**WHAT YOU HAVE TO DO**.
Go through the listing below and list every line with "that".

**PROVIDED ENTRIES**.
━━━━━━━━━━━━━━━━━━━━━━━━━━━━━━

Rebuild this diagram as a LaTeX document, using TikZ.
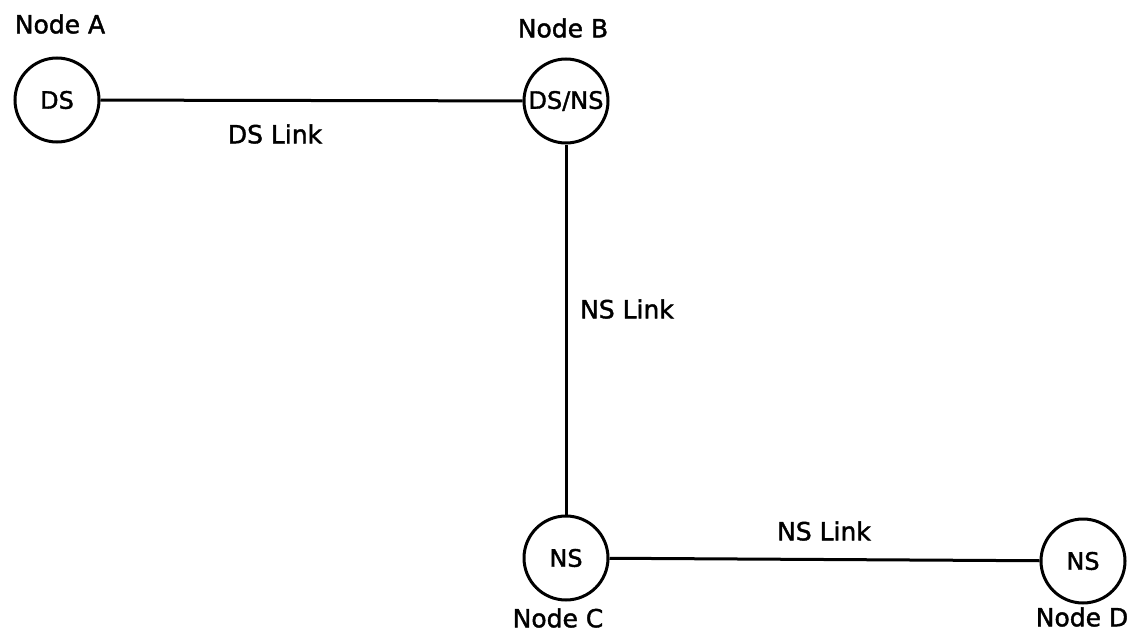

━━━━━━━━━━━━━━━━━━━━━━━━━━━━━━

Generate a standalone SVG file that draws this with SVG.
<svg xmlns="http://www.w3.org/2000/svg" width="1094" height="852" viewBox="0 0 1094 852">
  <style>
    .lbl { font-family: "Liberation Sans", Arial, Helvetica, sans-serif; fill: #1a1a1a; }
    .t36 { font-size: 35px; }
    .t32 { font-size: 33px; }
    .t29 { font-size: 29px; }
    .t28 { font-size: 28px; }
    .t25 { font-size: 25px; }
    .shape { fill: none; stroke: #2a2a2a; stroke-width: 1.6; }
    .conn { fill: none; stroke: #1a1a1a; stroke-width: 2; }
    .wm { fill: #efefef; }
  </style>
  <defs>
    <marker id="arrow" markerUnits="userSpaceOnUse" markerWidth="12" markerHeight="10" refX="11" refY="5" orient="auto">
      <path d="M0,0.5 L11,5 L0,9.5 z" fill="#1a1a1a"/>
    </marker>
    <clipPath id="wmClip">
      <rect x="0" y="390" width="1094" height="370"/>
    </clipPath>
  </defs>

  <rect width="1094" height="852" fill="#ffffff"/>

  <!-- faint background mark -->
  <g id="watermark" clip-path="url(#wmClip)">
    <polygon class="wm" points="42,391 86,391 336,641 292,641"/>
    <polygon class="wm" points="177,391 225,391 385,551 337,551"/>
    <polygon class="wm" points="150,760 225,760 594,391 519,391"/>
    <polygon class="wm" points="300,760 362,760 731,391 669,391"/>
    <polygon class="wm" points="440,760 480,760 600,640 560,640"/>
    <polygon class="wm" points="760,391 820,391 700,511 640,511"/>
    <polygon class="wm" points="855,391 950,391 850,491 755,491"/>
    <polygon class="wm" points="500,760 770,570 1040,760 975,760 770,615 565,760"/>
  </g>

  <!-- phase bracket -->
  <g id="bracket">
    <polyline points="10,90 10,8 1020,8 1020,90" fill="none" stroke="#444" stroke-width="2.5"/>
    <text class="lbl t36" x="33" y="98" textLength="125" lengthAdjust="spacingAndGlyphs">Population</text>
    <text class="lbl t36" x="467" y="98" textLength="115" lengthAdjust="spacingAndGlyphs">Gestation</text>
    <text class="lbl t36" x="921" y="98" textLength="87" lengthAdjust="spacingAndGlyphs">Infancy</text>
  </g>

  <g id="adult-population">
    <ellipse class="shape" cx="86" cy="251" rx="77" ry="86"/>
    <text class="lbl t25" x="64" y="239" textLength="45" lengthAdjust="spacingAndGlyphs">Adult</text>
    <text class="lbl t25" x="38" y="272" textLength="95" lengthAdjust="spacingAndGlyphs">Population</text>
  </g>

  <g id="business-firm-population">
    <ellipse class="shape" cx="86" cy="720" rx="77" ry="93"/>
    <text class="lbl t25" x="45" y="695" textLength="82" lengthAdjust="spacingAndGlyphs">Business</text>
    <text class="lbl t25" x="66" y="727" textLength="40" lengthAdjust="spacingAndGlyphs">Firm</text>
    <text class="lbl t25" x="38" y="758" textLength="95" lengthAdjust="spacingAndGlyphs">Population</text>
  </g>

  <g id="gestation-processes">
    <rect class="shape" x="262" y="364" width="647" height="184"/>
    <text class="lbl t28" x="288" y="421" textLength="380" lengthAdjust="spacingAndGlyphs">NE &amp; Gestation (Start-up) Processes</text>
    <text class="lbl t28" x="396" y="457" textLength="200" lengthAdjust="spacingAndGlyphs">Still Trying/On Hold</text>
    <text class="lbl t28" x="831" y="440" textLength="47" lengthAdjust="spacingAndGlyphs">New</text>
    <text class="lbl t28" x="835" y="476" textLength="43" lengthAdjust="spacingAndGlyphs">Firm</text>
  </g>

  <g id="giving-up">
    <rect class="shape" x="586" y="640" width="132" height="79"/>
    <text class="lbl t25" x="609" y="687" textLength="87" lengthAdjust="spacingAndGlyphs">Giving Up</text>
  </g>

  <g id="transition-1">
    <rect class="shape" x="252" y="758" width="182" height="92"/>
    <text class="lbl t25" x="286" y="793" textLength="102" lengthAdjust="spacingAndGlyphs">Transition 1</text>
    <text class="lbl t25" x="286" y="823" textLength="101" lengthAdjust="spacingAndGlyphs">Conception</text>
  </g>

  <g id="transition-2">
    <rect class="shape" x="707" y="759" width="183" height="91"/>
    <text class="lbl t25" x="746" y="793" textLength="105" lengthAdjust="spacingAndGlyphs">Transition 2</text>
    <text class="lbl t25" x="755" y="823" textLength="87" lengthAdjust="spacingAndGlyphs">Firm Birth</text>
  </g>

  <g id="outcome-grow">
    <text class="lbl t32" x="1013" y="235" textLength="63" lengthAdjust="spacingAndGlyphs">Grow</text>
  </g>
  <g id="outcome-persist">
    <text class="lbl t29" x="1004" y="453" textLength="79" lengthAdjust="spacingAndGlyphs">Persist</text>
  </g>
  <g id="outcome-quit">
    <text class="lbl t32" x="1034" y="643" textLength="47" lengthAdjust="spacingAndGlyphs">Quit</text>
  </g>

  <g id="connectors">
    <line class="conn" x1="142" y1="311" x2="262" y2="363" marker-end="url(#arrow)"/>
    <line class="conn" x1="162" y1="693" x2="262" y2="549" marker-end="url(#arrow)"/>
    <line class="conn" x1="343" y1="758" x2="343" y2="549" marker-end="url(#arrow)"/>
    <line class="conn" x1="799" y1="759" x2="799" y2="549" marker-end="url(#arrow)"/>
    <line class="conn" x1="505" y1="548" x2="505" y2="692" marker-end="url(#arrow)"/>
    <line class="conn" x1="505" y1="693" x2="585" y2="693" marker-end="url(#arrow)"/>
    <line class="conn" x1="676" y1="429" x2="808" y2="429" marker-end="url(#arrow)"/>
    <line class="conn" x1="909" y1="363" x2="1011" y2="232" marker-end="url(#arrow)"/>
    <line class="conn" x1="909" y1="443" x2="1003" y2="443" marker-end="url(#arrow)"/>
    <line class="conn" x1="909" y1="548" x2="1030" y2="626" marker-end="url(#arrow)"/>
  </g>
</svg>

━━━━━━━━━━━━━━━━━━━━━━━━━━━━━━

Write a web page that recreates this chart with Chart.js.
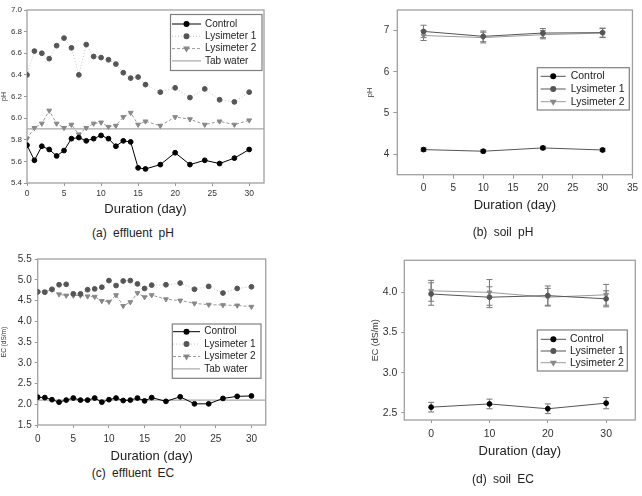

━━━━━━━━━━━━━━━━━━━━━━━━━━━━━━

**EXPECTED ANSWER**.
Generate a standalone SVG file that draws this with SVG.
Write a web page that recreates this chart with Chart.js.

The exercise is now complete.